GIVEN PROBLEM:
Your task is to give the listing below back word for word, pictures excluded.

DATASET EXCERPT:
::::::
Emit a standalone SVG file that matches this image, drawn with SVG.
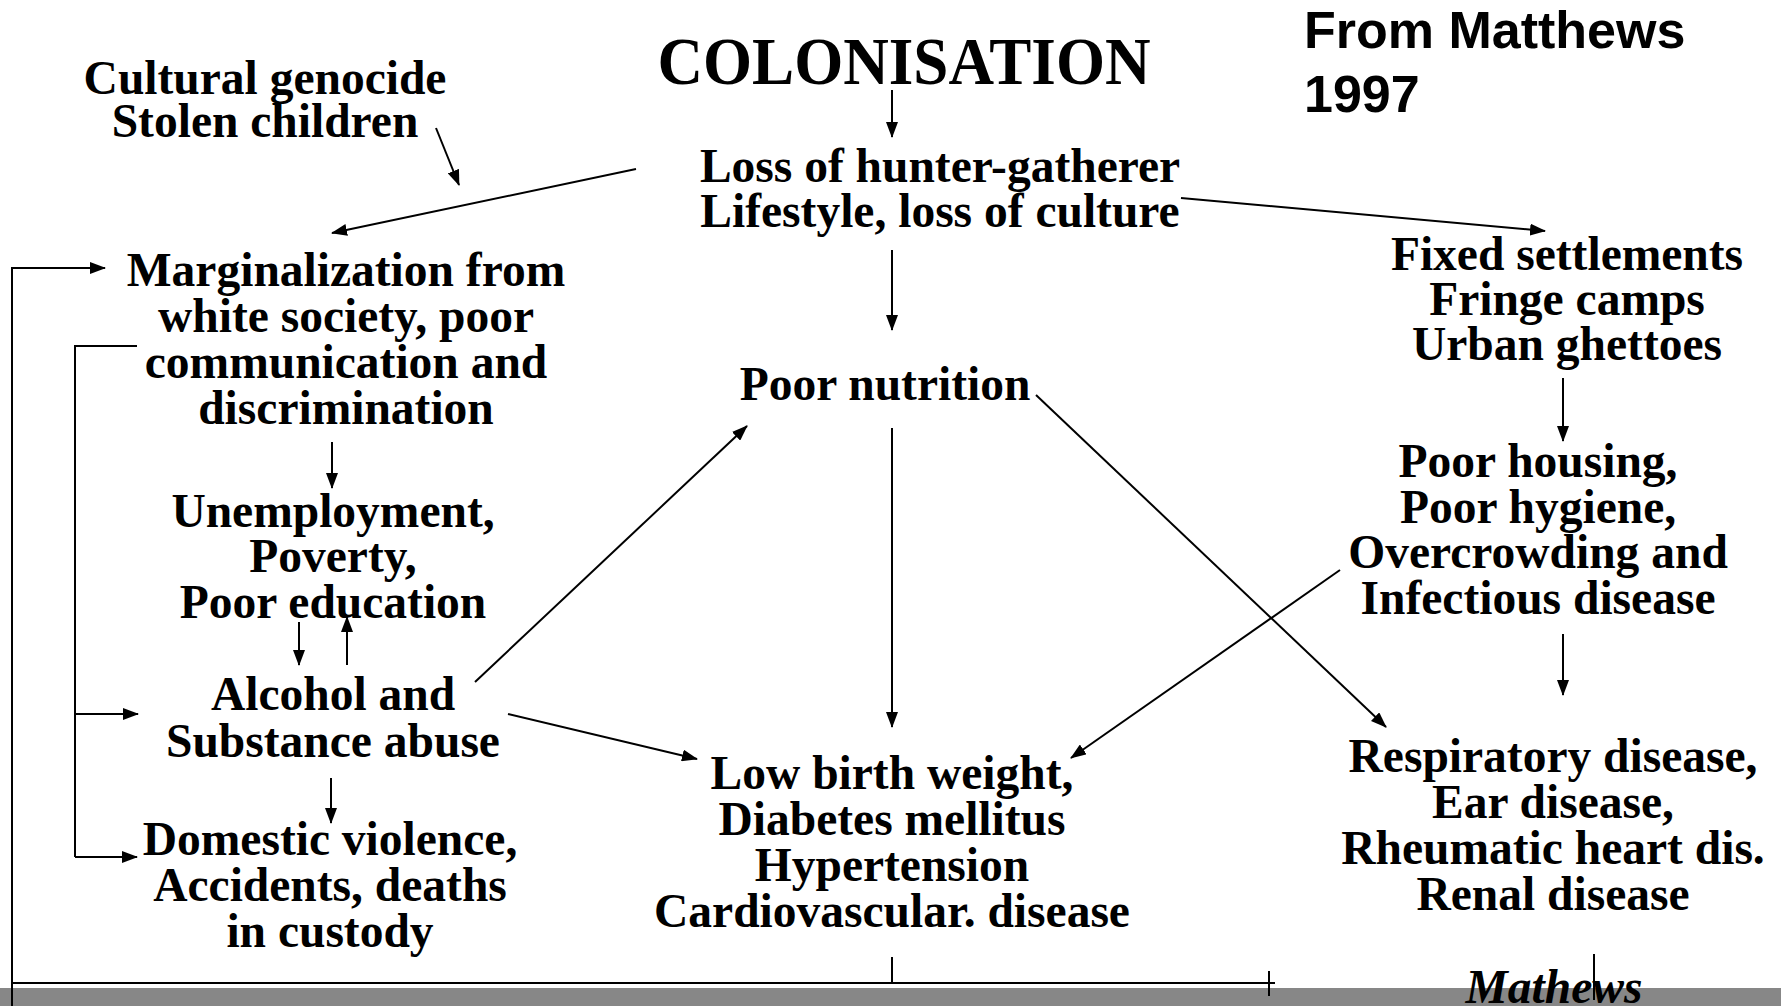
<svg xmlns="http://www.w3.org/2000/svg" width="1781" height="1006" viewBox="0 0 1781 1006">
<style>
.t{font-family:"Liberation Serif","Times New Roman",serif;font-weight:bold;font-size:47.5px;fill:#000;text-anchor:middle}
.title{font-size:68px}
.it{font-style:italic}
.s{font-family:"Liberation Sans",Arial,sans-serif;font-weight:bold;font-size:52px;fill:#000}
.c{stroke:#000;stroke-width:2;fill:none}
.ca{stroke:#000;stroke-width:2;fill:none;marker-end:url(#ah)}
</style>
<defs>
<marker id="ah" markerUnits="userSpaceOnUse" markerWidth="16" markerHeight="12" refX="15" refY="6" orient="auto">
<path d="M0,0 L16,6 L0,12 z" fill="#000"/>
</marker>
</defs>
<rect width="1781" height="1006" fill="#fff"/>
<rect x="0" y="988" width="1781" height="18" fill="#878787"/>

<g id="colonisation"><text class="t title" x="904" y="84" textLength="493" lengthAdjust="spacingAndGlyphs">COLONISATION</text></g>
<g id="source"><text class="s" x="1304" y="48">From Matthews</text><text class="s" x="1304" y="112">1997</text></g>
<g id="cultural"><text class="t" x="265" y="94">Cultural genocide</text><text class="t" x="265" y="137">Stolen children</text></g>
<g id="loss"><text class="t" x="940" y="182">Loss of hunter-gatherer</text><text class="t" x="940" y="227">Lifestyle, loss of culture</text></g>
<g id="marginalization"><text class="t" x="346" y="286">Marginalization from</text><text class="t" x="346" y="332">white society, poor</text><text class="t" x="346" y="378">communication and</text><text class="t" x="346" y="424">discrimination</text></g>
<g id="unemployment"><text class="t" x="333" y="527">Unemployment,</text><text class="t" x="333" y="572">Poverty,</text><text class="t" x="333" y="618">Poor education</text></g>
<g id="alcohol"><text class="t" x="333" y="710">Alcohol and</text><text class="t" x="333" y="757">Substance abuse</text></g>
<g id="domestic"><text class="t" x="330" y="855">Domestic violence,</text><text class="t" x="330" y="901">Accidents, deaths</text><text class="t" x="330" y="947">in custody</text></g>
<g id="nutrition"><text class="t" x="885" y="400">Poor nutrition</text></g>
<g id="lowbirth"><text class="t" x="892" y="789">Low birth weight,</text><text class="t" x="892" y="835">Diabetes mellitus</text><text class="t" x="892" y="881">Hypertension</text><text class="t" x="892" y="927">Cardiovascular. disease</text></g>
<g id="settlements"><text class="t" x="1567" y="270">Fixed settlements</text><text class="t" x="1567" y="315">Fringe camps</text><text class="t" x="1567" y="360">Urban ghettoes</text></g>
<g id="housing"><text class="t" x="1538" y="477">Poor housing,</text><text class="t" x="1538" y="523">Poor hygiene,</text><text class="t" x="1538" y="568">Overcrowding and</text><text class="t" x="1538" y="614">Infectious disease</text></g>
<g id="respiratory"><text class="t" x="1553" y="772">Respiratory disease,</text><text class="t" x="1553" y="818">Ear disease,</text><text class="t" x="1553" y="864">Rheumatic heart dis.</text><text class="t" x="1553" y="910">Renal disease</text></g>
<g id="mathews"><text class="t it" x="1554" y="1003">Mathews</text></g>

<g id="connectors">
<line class="ca" x1="892" y1="90" x2="892" y2="137"/>
<line class="ca" x1="436" y1="128" x2="459" y2="185"/>
<line class="ca" x1="636" y1="169" x2="332" y2="233"/>
<line class="ca" x1="1181" y1="198" x2="1545" y2="231"/>
<line class="ca" x1="892" y1="250" x2="892" y2="330"/>
<line class="ca" x1="892" y1="428" x2="892" y2="727"/>
<line class="ca" x1="1036" y1="395" x2="1386" y2="727"/>
<line class="ca" x1="1340" y1="570" x2="1071" y2="758"/>
<line class="ca" x1="508" y1="714" x2="697" y2="759"/>
<line class="ca" x1="475" y1="682" x2="747" y2="426"/>
<line class="ca" x1="332" y1="442" x2="332" y2="488"/>
<line class="ca" x1="299" y1="622" x2="299" y2="665"/>
<line class="ca" x1="347" y1="665" x2="347" y2="617"/>
<line class="ca" x1="331" y1="778" x2="331" y2="823"/>
<line class="ca" x1="1563" y1="378" x2="1563" y2="441"/>
<line class="ca" x1="1563" y1="634" x2="1563" y2="695"/>
<polyline class="ca" points="12,1006 12,268 105,268"/>
<polyline class="c" points="137,346 75,346 75,857"/>
<line class="ca" x1="75" y1="714" x2="138" y2="714"/>
<line class="ca" x1="75" y1="857" x2="137" y2="857"/>
<line class="c" x1="12" y1="983" x2="1275" y2="983"/>
<line class="c" x1="892" y1="957" x2="892" y2="983"/>
<line class="c" x1="1269" y1="971" x2="1269" y2="996"/>
<line class="c" x1="1594" y1="954" x2="1594" y2="1000"/>
</g>
</svg>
::::::
SOLUTION TO THE EXERCISE:
Emit a standalone SVG file that matches this image, drawn with SVG.
<svg xmlns="http://www.w3.org/2000/svg" width="1781" height="1006" viewBox="0 0 1781 1006">
<style>
.t{font-family:"Liberation Serif","Times New Roman",serif;font-weight:bold;font-size:47.5px;fill:#000;text-anchor:middle}
.title{font-size:68px}
.it{font-style:italic}
.s{font-family:"Liberation Sans",Arial,sans-serif;font-weight:bold;font-size:52px;fill:#000}
.c{stroke:#000;stroke-width:2;fill:none}
.ca{stroke:#000;stroke-width:2;fill:none;marker-end:url(#ah)}
</style>
<defs>
<marker id="ah" markerUnits="userSpaceOnUse" markerWidth="16" markerHeight="12" refX="15" refY="6" orient="auto">
<path d="M0,0 L16,6 L0,12 z" fill="#000"/>
</marker>
</defs>
<rect width="1781" height="1006" fill="#fff"/>
<rect x="0" y="988" width="1781" height="18" fill="#878787"/>

<g id="colonisation"><text class="t title" x="904" y="84" textLength="493" lengthAdjust="spacingAndGlyphs">COLONISATION</text></g>
<g id="source"><text class="s" x="1304" y="48">From Matthews</text><text class="s" x="1304" y="112">1997</text></g>
<g id="cultural"><text class="t" x="265" y="94">Cultural genocide</text><text class="t" x="265" y="137">Stolen children</text></g>
<g id="loss"><text class="t" x="940" y="182">Loss of hunter-gatherer</text><text class="t" x="940" y="227">Lifestyle, loss of culture</text></g>
<g id="marginalization"><text class="t" x="346" y="286">Marginalization from</text><text class="t" x="346" y="332">white society, poor</text><text class="t" x="346" y="378">communication and</text><text class="t" x="346" y="424">discrimination</text></g>
<g id="unemployment"><text class="t" x="333" y="527">Unemployment,</text><text class="t" x="333" y="572">Poverty,</text><text class="t" x="333" y="618">Poor education</text></g>
<g id="alcohol"><text class="t" x="333" y="710">Alcohol and</text><text class="t" x="333" y="757">Substance abuse</text></g>
<g id="domestic"><text class="t" x="330" y="855">Domestic violence,</text><text class="t" x="330" y="901">Accidents, deaths</text><text class="t" x="330" y="947">in custody</text></g>
<g id="nutrition"><text class="t" x="885" y="400">Poor nutrition</text></g>
<g id="lowbirth"><text class="t" x="892" y="789">Low birth weight,</text><text class="t" x="892" y="835">Diabetes mellitus</text><text class="t" x="892" y="881">Hypertension</text><text class="t" x="892" y="927">Cardiovascular. disease</text></g>
<g id="settlements"><text class="t" x="1567" y="270">Fixed settlements</text><text class="t" x="1567" y="315">Fringe camps</text><text class="t" x="1567" y="360">Urban ghettoes</text></g>
<g id="housing"><text class="t" x="1538" y="477">Poor housing,</text><text class="t" x="1538" y="523">Poor hygiene,</text><text class="t" x="1538" y="568">Overcrowding and</text><text class="t" x="1538" y="614">Infectious disease</text></g>
<g id="respiratory"><text class="t" x="1553" y="772">Respiratory disease,</text><text class="t" x="1553" y="818">Ear disease,</text><text class="t" x="1553" y="864">Rheumatic heart dis.</text><text class="t" x="1553" y="910">Renal disease</text></g>
<g id="mathews"><text class="t it" x="1554" y="1003">Mathews</text></g>

<g id="connectors">
<line class="ca" x1="892" y1="90" x2="892" y2="137"/>
<line class="ca" x1="436" y1="128" x2="459" y2="185"/>
<line class="ca" x1="636" y1="169" x2="332" y2="233"/>
<line class="ca" x1="1181" y1="198" x2="1545" y2="231"/>
<line class="ca" x1="892" y1="250" x2="892" y2="330"/>
<line class="ca" x1="892" y1="428" x2="892" y2="727"/>
<line class="ca" x1="1036" y1="395" x2="1386" y2="727"/>
<line class="ca" x1="1340" y1="570" x2="1071" y2="758"/>
<line class="ca" x1="508" y1="714" x2="697" y2="759"/>
<line class="ca" x1="475" y1="682" x2="747" y2="426"/>
<line class="ca" x1="332" y1="442" x2="332" y2="488"/>
<line class="ca" x1="299" y1="622" x2="299" y2="665"/>
<line class="ca" x1="347" y1="665" x2="347" y2="617"/>
<line class="ca" x1="331" y1="778" x2="331" y2="823"/>
<line class="ca" x1="1563" y1="378" x2="1563" y2="441"/>
<line class="ca" x1="1563" y1="634" x2="1563" y2="695"/>
<polyline class="ca" points="12,1006 12,268 105,268"/>
<polyline class="c" points="137,346 75,346 75,857"/>
<line class="ca" x1="75" y1="714" x2="138" y2="714"/>
<line class="ca" x1="75" y1="857" x2="137" y2="857"/>
<line class="c" x1="12" y1="983" x2="1275" y2="983"/>
<line class="c" x1="892" y1="957" x2="892" y2="983"/>
<line class="c" x1="1269" y1="971" x2="1269" y2="996"/>
<line class="c" x1="1594" y1="954" x2="1594" y2="1000"/>
</g>
</svg>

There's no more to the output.